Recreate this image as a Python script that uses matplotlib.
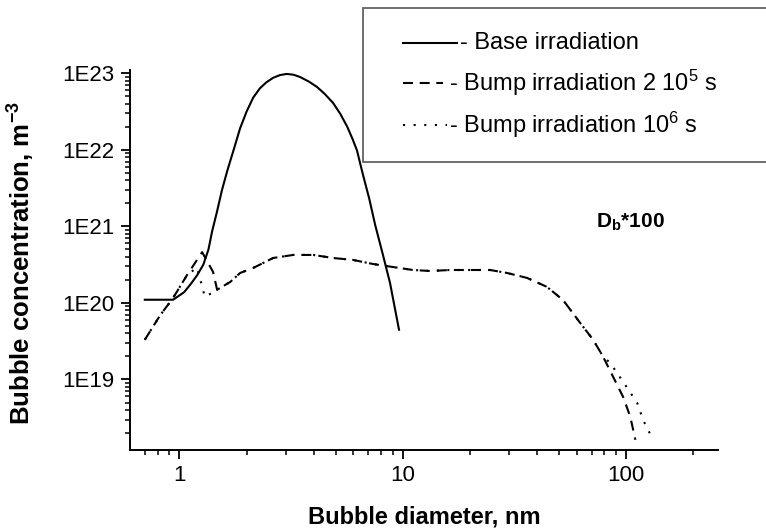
import matplotlib
matplotlib.use("Agg")
import matplotlib.pyplot as plt
from matplotlib.ticker import LogLocator, FixedLocator, FuncFormatter, NullFormatter
from matplotlib.lines import Line2D
from matplotlib.patches import Rectangle

plt.rcParams['font.family'] = ['Liberation Sans', 'DejaVu Sans']
plt.rcParams['mathtext.default'] = 'regular'

# ---- data ----
base_x = [0.70, 0.937, 1.05, 1.12, 1.20, 1.28, 1.35, 1.40, 1.47, 1.55, 1.64, 1.75, 1.87,
          2.0, 2.14, 2.29, 2.45, 2.63, 2.82, 3.02, 3.24, 3.47, 3.80, 4.13, 4.47, 4.88,
          5.25, 5.64, 5.96, 6.24, 6.46, 6.64, 7.08, 7.52, 8.13, 8.77, 9.62]
base_y = [1.10e20, 1.10e20, 1.38e20, 1.74e20, 2.29e20, 3.16e20, 5.01e20, 8.51e20, 1.51e21,
          2.95e21, 5.37e21, 1.0e22, 1.91e22, 3.16e22, 4.79e22, 6.31e22, 7.59e22, 8.71e22,
          9.44e22, 9.77e22, 9.55e22, 8.91e22, 7.76e22, 6.61e22, 5.37e22, 4.07e22, 2.95e22,
          2.0e22, 1.38e22, 9.77e21, 6.46e21, 4.68e21, 2.29e21, 1.05e21, 4.37e20, 1.82e20,
          4.47e19]

tail_x = [2.14, 2.63, 3.23, 3.97, 4.87, 5.99, 7.36, 9.05, 11.1, 13.3, 16.3, 20.0, 24.6,
          29.3, 36.0, 44.2, 52.2, 62.2, 71.2, 78.9]
tail_y = [2.86e20, 3.86e20, 4.23e20, 4.23e20, 3.86e20, 3.64e20, 3.22e20, 2.94e20, 2.69e20,
          2.61e20, 2.69e20, 2.69e20, 2.69e20, 2.46e20, 2.12e20, 1.62e20, 1.09e20, 5.5e19,
          3.3e19, 1.98e19]

bump1_x = [0.70, 0.82, 0.937, 1.083, 1.264, 1.415, 1.476, 1.55, 1.69, 1.87] + tail_x + \
          [87.5, 97.0, 104.4, 110.0]
bump1_y = [3.3e19, 6.9e19, 1.16e20, 2.32e20, 4.6e20, 2.54e20, 1.48e20, 1.62e20, 1.88e20,
           2.46e20] + tail_y + [1.08e19, 5.9e18, 3.25e18, 1.63e18]

bump2_x = [0.70, 0.82, 0.937, 1.083, 1.20, 1.30, 1.40, 1.55, 1.69, 1.87] + tail_x + \
          [84.8, 97.0, 112.0, 119.0, 132.0]
bump2_y = [3.3e19, 6.9e19, 1.16e20, 2.32e20, 2.9e20, 1.2e20, 1.35e20, 1.62e20, 1.88e20,
           2.46e20] + tail_y + [1.65e19, 9.3e18, 4.97e18, 2.98e18, 1.63e18]

labels = ['- Base irradiation', '- Bump irradiation 2 10$^5$ s', '- Bump irradiation 10$^6$ s']
ytick_vals = [1e19, 1e20, 1e21, 1e22, 1e23]
ytick_labels = ['1E19', '1E20', '1E21', '1E22', '1E23']
xtick_vals = [1, 10, 100]
xtick_labels = ['1', '10', '100']

W, H = 766, 529
fig = plt.figure(figsize=(W / 100, H / 100), dpi=100)
ax = fig.add_axes([130 / W, 1 - 450 / H, 588 / W, 380 / H])

lw = 1.5
dash_style = (0, (4.8, 3.4))
dot_style = (0, (1, 4))
ax.plot(base_x, base_y, color='black', lw=lw, solid_joinstyle='round')
ax.plot(bump1_x, bump1_y, color='black', lw=lw, linestyle=dash_style)
ax.plot(bump2_x, bump2_y, color='black', lw=lw, linestyle=dot_style)

ax.set_xscale('log')
ax.set_yscale('log')
ax.set_xlim(0.601, 257.8)
ax.set_ylim(1.2e18, 1.1e23)

for s in ['top', 'right']:
    ax.spines[s].set_visible(False)
for s in ['left', 'bottom']:
    ax.spines[s].set_linewidth(1.4)

ax.xaxis.set_major_locator(FixedLocator(xtick_vals))
ax.xaxis.set_major_formatter(FuncFormatter(lambda v, p: xtick_labels[xtick_vals.index(v)] if v in xtick_vals else ''))
ax.xaxis.set_minor_locator(LogLocator(base=10, subs=range(2, 10), numticks=20))
ax.xaxis.set_minor_formatter(NullFormatter())
ax.yaxis.set_major_locator(FixedLocator(ytick_vals))
ax.yaxis.set_major_formatter(FuncFormatter(lambda v, p: ytick_labels[ytick_vals.index(v)] if v in ytick_vals else ''))
ax.yaxis.set_minor_locator(LogLocator(base=10, subs=range(2, 10), numticks=20))
ax.yaxis.set_minor_formatter(NullFormatter())

ax.tick_params(which='major', direction='out', length=6.5, width=1.3, labelsize=16, pad=4.5)
ax.tick_params(which='minor', direction='out', length=3.5, width=1.1)

ax.set_xlabel('Bubble diameter, nm', fontsize=17, fontweight='bold')
ax.xaxis.set_label_coords(0.5, -0.145)
ax.set_ylabel('Bubble concentration, m$^{-3}$', fontsize=18.5, fontweight='bold')
ax.yaxis.set_label_coords(-0.158, 0.493)

fig.text(630 / W, 1 - 222 / H, r'D$_{b}$*100', fontsize=15, fontweight='bold',
         ha='center', va='center')

# legend box drawn manually
fig.patches.append(Rectangle((363 / W, 1 - 162 / H), (780 - 363) / W, 154 / H,
                             transform=fig.transFigure, fill=True, facecolor='white',
                             edgecolor='#555555', lw=1.2, zorder=5))
styles = ['-', (0, (4.8, 3.2)), (0, (1, 4.1))]
line_end = [457, 443, 447]
text_x = [460, 449, 449]
for i, (lab, st) in enumerate(zip(labels, styles)):
    yy = 1 - [43, 83, 125][i] / H
    fig.lines.append(Line2D([403 / W, line_end[i] / W], [yy, yy], transform=fig.transFigure,
                            color='black', lw=lw, linestyle=st, zorder=6))
    fig.text(text_x[i] / W, yy, lab, fontsize=17, ha='left', va='center', zorder=7)

fig.savefig('out.png', dpi=100)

+ + +

**TASK DESCRIPTION:** Transcribe the material exactly, leaving every picture out.

**SOLUTION TO THE PROBLEM:**
Recreate this image as a Python script that uses matplotlib.
import matplotlib
matplotlib.use("Agg")
import matplotlib.pyplot as plt
from matplotlib.ticker import LogLocator, FixedLocator, FuncFormatter, NullFormatter
from matplotlib.lines import Line2D
from matplotlib.patches import Rectangle

plt.rcParams['font.family'] = ['Liberation Sans', 'DejaVu Sans']
plt.rcParams['mathtext.default'] = 'regular'

# ---- data ----
base_x = [0.70, 0.937, 1.05, 1.12, 1.20, 1.28, 1.35, 1.40, 1.47, 1.55, 1.64, 1.75, 1.87,
          2.0, 2.14, 2.29, 2.45, 2.63, 2.82, 3.02, 3.24, 3.47, 3.80, 4.13, 4.47, 4.88,
          5.25, 5.64, 5.96, 6.24, 6.46, 6.64, 7.08, 7.52, 8.13, 8.77, 9.62]
base_y = [1.10e20, 1.10e20, 1.38e20, 1.74e20, 2.29e20, 3.16e20, 5.01e20, 8.51e20, 1.51e21,
          2.95e21, 5.37e21, 1.0e22, 1.91e22, 3.16e22, 4.79e22, 6.31e22, 7.59e22, 8.71e22,
          9.44e22, 9.77e22, 9.55e22, 8.91e22, 7.76e22, 6.61e22, 5.37e22, 4.07e22, 2.95e22,
          2.0e22, 1.38e22, 9.77e21, 6.46e21, 4.68e21, 2.29e21, 1.05e21, 4.37e20, 1.82e20,
          4.47e19]

tail_x = [2.14, 2.63, 3.23, 3.97, 4.87, 5.99, 7.36, 9.05, 11.1, 13.3, 16.3, 20.0, 24.6,
          29.3, 36.0, 44.2, 52.2, 62.2, 71.2, 78.9]
tail_y = [2.86e20, 3.86e20, 4.23e20, 4.23e20, 3.86e20, 3.64e20, 3.22e20, 2.94e20, 2.69e20,
          2.61e20, 2.69e20, 2.69e20, 2.69e20, 2.46e20, 2.12e20, 1.62e20, 1.09e20, 5.5e19,
          3.3e19, 1.98e19]

bump1_x = [0.70, 0.82, 0.937, 1.083, 1.264, 1.415, 1.476, 1.55, 1.69, 1.87] + tail_x + \
          [87.5, 97.0, 104.4, 110.0]
bump1_y = [3.3e19, 6.9e19, 1.16e20, 2.32e20, 4.6e20, 2.54e20, 1.48e20, 1.62e20, 1.88e20,
           2.46e20] + tail_y + [1.08e19, 5.9e18, 3.25e18, 1.63e18]

bump2_x = [0.70, 0.82, 0.937, 1.083, 1.20, 1.30, 1.40, 1.55, 1.69, 1.87] + tail_x + \
          [84.8, 97.0, 112.0, 119.0, 132.0]
bump2_y = [3.3e19, 6.9e19, 1.16e20, 2.32e20, 2.9e20, 1.2e20, 1.35e20, 1.62e20, 1.88e20,
           2.46e20] + tail_y + [1.65e19, 9.3e18, 4.97e18, 2.98e18, 1.63e18]

labels = ['- Base irradiation', '- Bump irradiation 2 10$^5$ s', '- Bump irradiation 10$^6$ s']
ytick_vals = [1e19, 1e20, 1e21, 1e22, 1e23]
ytick_labels = ['1E19', '1E20', '1E21', '1E22', '1E23']
xtick_vals = [1, 10, 100]
xtick_labels = ['1', '10', '100']

W, H = 766, 529
fig = plt.figure(figsize=(W / 100, H / 100), dpi=100)
ax = fig.add_axes([130 / W, 1 - 450 / H, 588 / W, 380 / H])

lw = 1.5
dash_style = (0, (4.8, 3.4))
dot_style = (0, (1, 4))
ax.plot(base_x, base_y, color='black', lw=lw, solid_joinstyle='round')
ax.plot(bump1_x, bump1_y, color='black', lw=lw, linestyle=dash_style)
ax.plot(bump2_x, bump2_y, color='black', lw=lw, linestyle=dot_style)

ax.set_xscale('log')
ax.set_yscale('log')
ax.set_xlim(0.601, 257.8)
ax.set_ylim(1.2e18, 1.1e23)

for s in ['top', 'right']:
    ax.spines[s].set_visible(False)
for s in ['left', 'bottom']:
    ax.spines[s].set_linewidth(1.4)

ax.xaxis.set_major_locator(FixedLocator(xtick_vals))
ax.xaxis.set_major_formatter(FuncFormatter(lambda v, p: xtick_labels[xtick_vals.index(v)] if v in xtick_vals else ''))
ax.xaxis.set_minor_locator(LogLocator(base=10, subs=range(2, 10), numticks=20))
ax.xaxis.set_minor_formatter(NullFormatter())
ax.yaxis.set_major_locator(FixedLocator(ytick_vals))
ax.yaxis.set_major_formatter(FuncFormatter(lambda v, p: ytick_labels[ytick_vals.index(v)] if v in ytick_vals else ''))
ax.yaxis.set_minor_locator(LogLocator(base=10, subs=range(2, 10), numticks=20))
ax.yaxis.set_minor_formatter(NullFormatter())

ax.tick_params(which='major', direction='out', length=6.5, width=1.3, labelsize=16, pad=4.5)
ax.tick_params(which='minor', direction='out', length=3.5, width=1.1)

ax.set_xlabel('Bubble diameter, nm', fontsize=17, fontweight='bold')
ax.xaxis.set_label_coords(0.5, -0.145)
ax.set_ylabel('Bubble concentration, m$^{-3}$', fontsize=18.5, fontweight='bold')
ax.yaxis.set_label_coords(-0.158, 0.493)

fig.text(630 / W, 1 - 222 / H, r'D$_{b}$*100', fontsize=15, fontweight='bold',
         ha='center', va='center')

# legend box drawn manually
fig.patches.append(Rectangle((363 / W, 1 - 162 / H), (780 - 363) / W, 154 / H,
                             transform=fig.transFigure, fill=True, facecolor='white',
                             edgecolor='#555555', lw=1.2, zorder=5))
styles = ['-', (0, (4.8, 3.2)), (0, (1, 4.1))]
line_end = [457, 443, 447]
text_x = [460, 449, 449]
for i, (lab, st) in enumerate(zip(labels, styles)):
    yy = 1 - [43, 83, 125][i] / H
    fig.lines.append(Line2D([403 / W, line_end[i] / W], [yy, yy], transform=fig.transFigure,
                            color='black', lw=lw, linestyle=st, zorder=6))
    fig.text(text_x[i] / W, yy, lab, fontsize=17, ha='left', va='center', zorder=7)

fig.savefig('out.png', dpi=100)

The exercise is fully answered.